OTTAWA (CP) -- Canada's run at adding jobs continued last month, but the 17,900 gain reported on Friday disappointed expectations of a bigger pick-up.
The modest addition, all of them in the part-time category, wasn't enough to budge the national unemployment rate from 8.2 percent.
Even more disappointing is that March saw a decline of 14,200 full-time jobs, which was counter-balanced by a 32,200-increase in part-time jobs.
The Canadian dollar, which had been trading overseas above US$1 just prior to the Statistics Canada report, dropped below parity again immediately afterwards.
Economists had been expecting 26,000 net new jobs in March after several strong employment reports earlier in the year.
However, BMO Capital Markets issued a note saying there were many positive aspects in the March jobs figures -- particularly in Ontario and Quebec, which added 10,300 and 6,300 jobs respectively.
"Despite the below-consensus gain, Canadian employment has risen in the first three months of 2010, the best string since late 2008, while Q1's increase of 0.4 percent is the strongest since 2008Q1 (the first quarter of 2008)," the BMO Capital report said.
"Canada's recovery continues to gain steam, and these figures should keep the Bank of Canada on track for a July start to rate hikes."
There has been widespread debate about just exactly when Canada's central bank will begin to push up its key interest rates in an effort to remove economic stimulus and prevent inflation from getting out of hand.
The Bank of Canada has said it would likely keep its policy rate at an all-time low of 0.25 percent until the end of the second quarter unless unacceptably high inflation emerged -- a potential symptom of a unsustainable economic growth.
In recent weeks, almost all of Canada's major indicators have been positive.
Earlier this week, the Paris-based Organization of Economy Co-operation and Development, predicted Canada will lead other G7 countries in the recovery with a massive 6.2 percent growth rate in the first quarter of 2010.
March's employment data did contain a sprinkling of strong news, including that the critical private sector added 42,400 jobs, and that all the net job gains were employees, rather than in the self-employment sector.
As well, Statistics Canada noted that the goods producing sector picked up 39,800 jobs during the month, with construction adding 21,000, and manufacturing and extraction also showing gains.
"Following significant losses (212,000) in manufacturing employment between October 2008 and June 2009, employment in this industry has stabilized, with March being the sixth consecutive month of little or no change," Statistics Canada stated.
Still, the manufacturing sector remains down 286,000 workers since October 2008, when the recession hit Canada's shores.
In March, most of the losses came in the services sector, with the notable exception of the 38,000 gain in the professional, scientific and technical services category.
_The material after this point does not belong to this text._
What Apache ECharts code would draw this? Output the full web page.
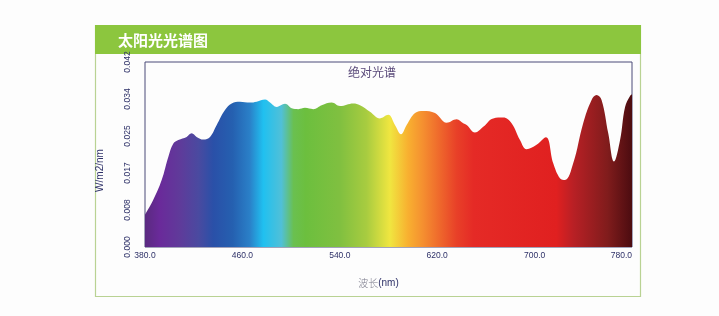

Other services, which included repair and maintenance and laundry services, were down 30,000, and losses also occurred in the business, building and other support services, and in transportation and warehousing.
Regionally, Ontario and Quebec were responsible for almost all the national increase in employment, adding 10,300 and 6,300 jobs respectively.
Scotia Capital issued a note saying the jobs report sparked a wave of Canadian dollar sales that quickly took the currency down below parity.
Bank of Montreal's currency desk said the Canadian dollar had been as high as 100.01 cents US before the Statistics Canada report. It opened about one-tenth of a cent below that, at 99.90 cents US, shortly after the report.